Angela Smedley, a sports litigation partner at Winston & Strawn LLP, noted that MLB could also find itself back in possession of the Judge ball if another case with a similar fact pattern should pop up in New York, where MLB is headquartered, or Texas, where Judge set the record.
Laws in those states require that the owner of a piece of property needs to express an intention to abandon it, which MLB has not expressly done, she said.
"Although it has been custom for Major League Baseball to let fans keep the ball, it is possible that in a particularly sticky situation where equitable relief is sought, that a court would say, 'It's not even clear that this ball was legally abandoned, and so we leave it up to the MLB to decide who is the lawful possessor of the baseball.'"
Judge's 62nd home run appeared on the television broadcast to be caught cleanly by a single fan without much dispute, but the Yankees have one more game in which Judge could extend his mark.
Sell, Sell, Sell
A potential sale of a historic ball presents its own legal issues, starting first with the process of authenticating the ball in question.
Advances in technology have improved this process when compared with decades past, as MLB has already begun swapping standard baseballs for specially marked ones for Judge's plate appearances. The number and quality of cameras recording baseball games could also make it easier to prove to a buyer that they are indeed the person who came away with the special souvenir.

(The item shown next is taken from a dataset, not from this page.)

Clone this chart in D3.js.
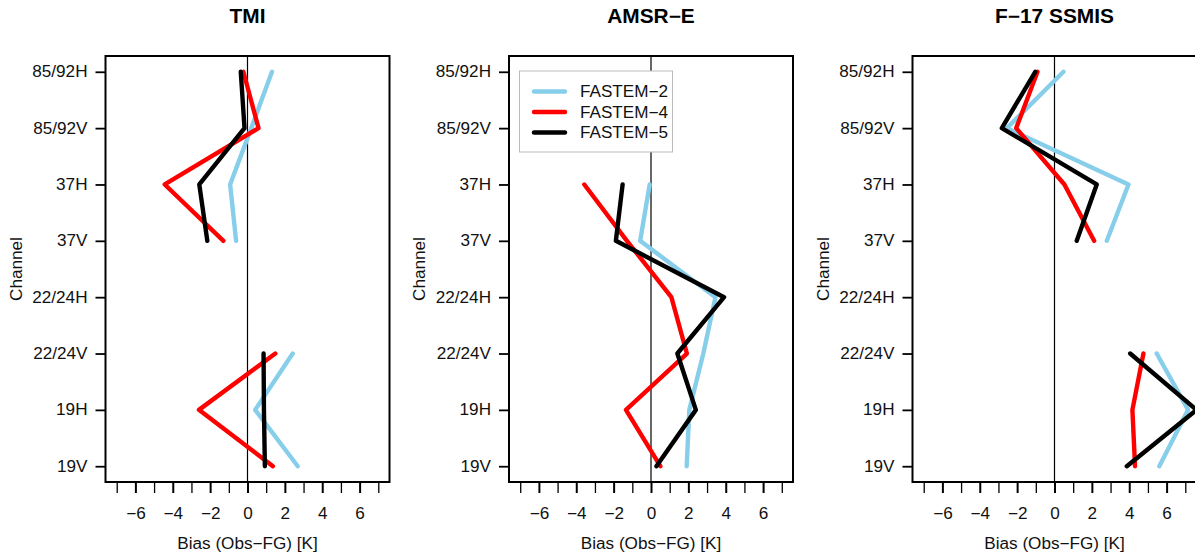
<!DOCTYPE html>
<html>
<head>
<meta charset="utf-8">
<script src="https://cdn.jsdelivr.net/npm/d3@7"></script>
<style>
  html, body { margin: 0; padding: 0; background: #fff; }
  svg { display: block; font-family: "Liberation Sans", Arial, sans-serif; }
</style>
</head>
<body>
<svg id="chart" width="1195" height="555"></svg>
<script>
// ---- data ----
const channels = ["19V", "19H", "22/24V", "22/24H", "37V", "37H", "85/92V", "85/92H"];
const instruments = ["TMI", "AMSR\u2212E", "F\u221217 SSMIS"];
const seriesNames = ["FASTEM\u22122", "FASTEM\u22124", "FASTEM\u22125"];
const seriesColors = ["#87CEEB", "#FF0000", "#000000"];
const xTicks = [-7, -6, -5, -4, -3, -2, -1, 0, 1, 2, 3, 4, 5, 6, 7];
const xTickLabels = [-6, -4, -2, 0, 2, 4, 6];

// values per channel (order as channels), null = no data
const tmiF2 = [2.69, 0.41, 2.42, null, -0.61, -0.93, 0.20, 1.31];
const tmiF4 = [1.36, -2.60, 1.49, null, -1.29, -4.43, 0.59, -0.22];
const tmiF5 = [0.93, 0.88, 0.86, null, -2.15, -2.58, -0.16, -0.36];
const amsrF2 = [1.91, 2.05, 2.80, 3.45, -0.58, -0.07, null, null];
const amsrF4 = [0.50, -1.34, 1.92, 1.09, -1.29, -3.57, null, null];
const amsrF5 = [0.29, 2.40, 1.41, 3.91, -1.88, -1.52, null, null];
const ssmisF2 = [5.61, 7.15, 5.47, null, 2.80, 3.96, -2.55, 0.48];
const ssmisF4 = [4.31, 4.17, 4.76, null, 2.12, 0.53, -2.05, -0.91];
const ssmisF5 = [3.87, 7.60, 4.05, null, 1.19, 2.26, -2.82, -1.03];

const panelData = [
  [tmiF2, tmiF4, tmiF5],
  [amsrF2, amsrF4, amsrF5],
  [ssmisF2, ssmisF4, ssmisF5]
];

// ---- layout ----
const svg = d3.select("#chart");
const boxTop = 56, boxBottom = 482, boxW = 284, gap = 403.5, firstLeft = 105.5;
const fs = 16;

const y = d3.scaleLinear().domain([-0.28, 7.28]).range([boxBottom, boxTop]);

instruments.forEach((name, p) => {
  const left = firstLeft + p * gap;
  const x = d3.scaleLinear().domain([-7.6, 7.6]).range([left, left + boxW]);
  const g = svg.append("g");

  const clipId = "clip" + p;
  svg.append("clipPath").attr("id", clipId)
    .append("rect").attr("x", left).attr("y", boxTop).attr("width", boxW).attr("height", boxBottom - boxTop);

  // title
  g.append("text").attr("x", x(0)).attr("y", 23)
    .attr("text-anchor", "middle").attr("font-weight", "bold").attr("font-size", 19.5)
    .attr("class", "stretch").text(name);

  // zero line
  g.append("line").attr("x1", x(0)).attr("x2", x(0)).attr("y1", boxTop).attr("y2", boxBottom)
    .attr("stroke", "#000").attr("stroke-width", 1.2);

  // series lines
  const lineGen = d3.line()
    .defined(d => d != null)
    .x(d => x(d))
    .y((d, i) => y(i));
  const lg = g.append("g").attr("clip-path", `url(#${clipId})`);
  panelData[p].forEach((vals, s) => {
    lg.append("path").datum(vals)
      .attr("d", lineGen)
      .attr("fill", "none")
      .attr("stroke", seriesColors[s])
      .attr("stroke-width", 4.4)
      .attr("stroke-linecap", "round")
      .attr("stroke-linejoin", "round");
  });

  // box
  g.append("rect").attr("x", left).attr("y", boxTop).attr("width", boxW).attr("height", boxBottom - boxTop)
    .attr("fill", "none").attr("stroke", "#000").attr("stroke-width", 2);

  // y axis
  const yAxis = d3.axisLeft(y).tickValues(d3.range(channels.length))
    .tickFormat(i => channels[i]).tickSize(10).tickPadding(8);
  const ya = g.append("g").attr("transform", `translate(${left},0)`).call(yAxis);
  ya.select(".domain").remove();
  ya.selectAll(".tick line").attr("stroke-width", 1.8);
  ya.selectAll(".tick text").attr("font-size", fs).attr("fill", "#111").attr("class", "stretch")
    .attr("font-family", "Liberation Sans, Arial, sans-serif");

  // x axis
  const xAxis = d3.axisBottom(x).tickValues(xTicks)
    .tickFormat(d => xTickLabels.includes(d) ? d3.format("")(d) : "")
    .tickSize(11).tickPadding(15);
  const xa = g.append("g").attr("transform", `translate(0,${boxBottom})`).call(xAxis);
  xa.select(".domain").remove();
  xa.selectAll(".tick line")
    .attr("stroke-width", d => xTickLabels.includes(d) ? 2 : 1.3);
  xa.selectAll(".tick text").attr("font-size", fs).attr("fill", "#111").attr("class", "stretch")
    .attr("font-family", "Liberation Sans, Arial, sans-serif");

  // axis titles
  g.append("text").attr("x", x(0)).attr("y", 549).attr("text-anchor", "middle")
    .attr("font-size", fs).attr("fill", "#111").attr("class", "stretch").text("Bias (Obs\u2212FG) [K]");
  g.append("text")
    .attr("transform", `translate(${left - 84},${(boxTop + boxBottom) / 2}) rotate(-90)`)
    .attr("text-anchor", "middle").attr("font-size", fs).attr("fill", "#111")
    .attr("class", "stretch").text("Channel");

  // legend in the second panel
  if (p === 1) {
    const lgd = g.append("g");
    lgd.append("rect").attr("x", 519.5).attr("y", 71).attr("width", 153).attr("height", 81)
      .attr("fill", "#fff").attr("stroke", "#bbb").attr("stroke-width", 1);
    seriesNames.forEach((s, i) => {
      const ly = 91.5 + i * 20.5;
      lgd.append("line").attr("x1", 534).attr("x2", 565).attr("y1", ly).attr("y2", ly)
        .attr("stroke", seriesColors[i]).attr("stroke-width", 4.4).attr("stroke-linecap", "round");
      lgd.append("text").attr("x", 580).attr("y", ly + 5.8).attr("font-size", fs)
        .attr("fill", "#111").attr("class", "stretch").text(s);
    });
  }
});

// slight horizontal widening of text to match the reference's glyph proportions
svg.selectAll("text.stretch").each(function () {
  const len = this.getComputedTextLength();
  if (len > 0) {
    d3.select(this).attr("textLength", len * 1.07).attr("lengthAdjust", "spacingAndGlyphs");
  }
});
</script>
</body>
</html>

"I would be very clear in establishing my possession of that ball and I would be showing it to the entire stadium and doing whatever it takes," Herrick Feinstein's Kishner said. "The technology today is far better, what they can see from every particular vantage point."
Assuming the ball is properly authenticated, fans without experience in selling costly merchandise would do well to hire counsel to navigate thorny issues relating to auction house or commission fees and transfer of title, attorneys said.

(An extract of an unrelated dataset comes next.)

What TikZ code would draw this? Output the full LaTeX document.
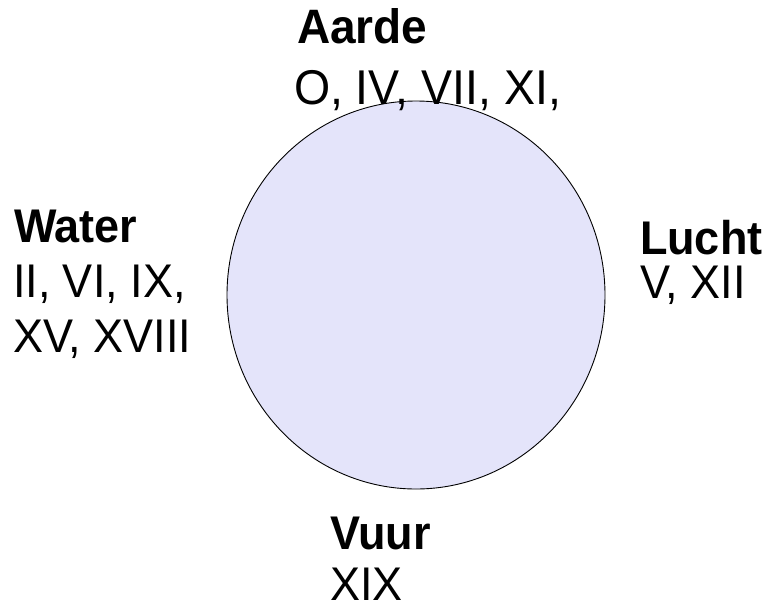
\documentclass[tikz,border=0pt]{standalone}
\usepackage{graphicx}
\usepackage{fontspec}
\setmainfont{Liberation Sans}
\newcommand{\tallt}[1]{\scalebox{1}[1.05]{#1}}
\begin{document}
\begin{tikzpicture}[x=1pt,y=-1pt,
  lbl/.style={anchor=base west, inner sep=0pt, outer sep=0pt, font=\fontsize{45}{56}\selectfont},
  head/.style={lbl, font=\fontsize{45}{56}\selectfont\bfseries}]
\useasboundingbox (0,0) rectangle (771,608);
\fill[white] (0,0) rectangle (771,608);
\draw[fill={rgb,255:red,228;green,228;blue,250}, line width=0.9pt] (416,295) ellipse [x radius=189, y radius=194];
% Aarde
\node[head, font=\fontsize{46}{56}\selectfont\bfseries] (aarde) at (297,43) {\tallt{Aarde}};
\node[lbl, font=\fontsize{46.5}{56}\selectfont] (aarde1) at (294,104) {\tallt{O, IV, VII, XI,}};
% Water
\node[head] (water) at (14,242) {\tallt{Water}};
\node[lbl] (water1) at (13,297) {\tallt{II, VI, IX,}};
\node[lbl] (water2) at (13,352) {\tallt{XV, XVIII}};
% Lucht
\node[head] (lucht) at (640,254) {\tallt{Lucht}};
\node[lbl] (lucht1) at (640,298) {\tallt{V, XII}};
% Vuur
\node[head] (vuur) at (330,549) {\tallt{Vuur}};
\node[lbl] (vuur1) at (330,600) {\tallt{XIX}};
\end{tikzpicture}
\end{document}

There are also legal questions to consider about securing the ball as a precious financial asset, namely whether it should be placed in a trust, an LLC, or some other means of financial protection.
Gallet Dreyer & Berkey LLP partner Asher Rubinstein said that if the owner of the ball is concerned about creditors or litigators laying a claim to it in the future, the owner should consider an asset protection trust.
"The trustee would own the asset and custody the asset for the benefit of the beneficiaries of the trust, which could be, for example, the owner's children," Rubinstein said. "Another possibility is a family limited partnership to own the ball, and the FLP should be established in a state with good asset protection statutes that would make it difficult for a creditor to get to the asset."
Rubinstein further noted that the sale of the ball could pose a hefty tax burden, and that determining the tax "basis" for the ball, or the value of the item when the seller acquired it, would be crucial to figuring out how much a seller might owe the government. If the IRS were to say that the ball was just a normal piece of equipment when a person in the stands caught it, it would ostensibly tax the entire sale price.
"I would argue, however, that when the person in the stands caught the home run ball, the ball had value. Not the $4 cost of a new baseball, but rather the value of the ball as a record-breaking ball and collectible," Rubinstein said. "There would be a back and forth with the IRS about it. If it went to trial, there would be experts who would testify about that value."
So as the baseball world’s eyes remain fixed on Judge and the Yankees, who finish the regular season Wednesday in Texas, much of the sports law world will be curiously monitoring what comes next.
*Since this article went to press, the value of the 62nd home run ball has been estimated at more than $2 million, based upon an auction house offer for that amount, which makes the tax consequences all the more compelling.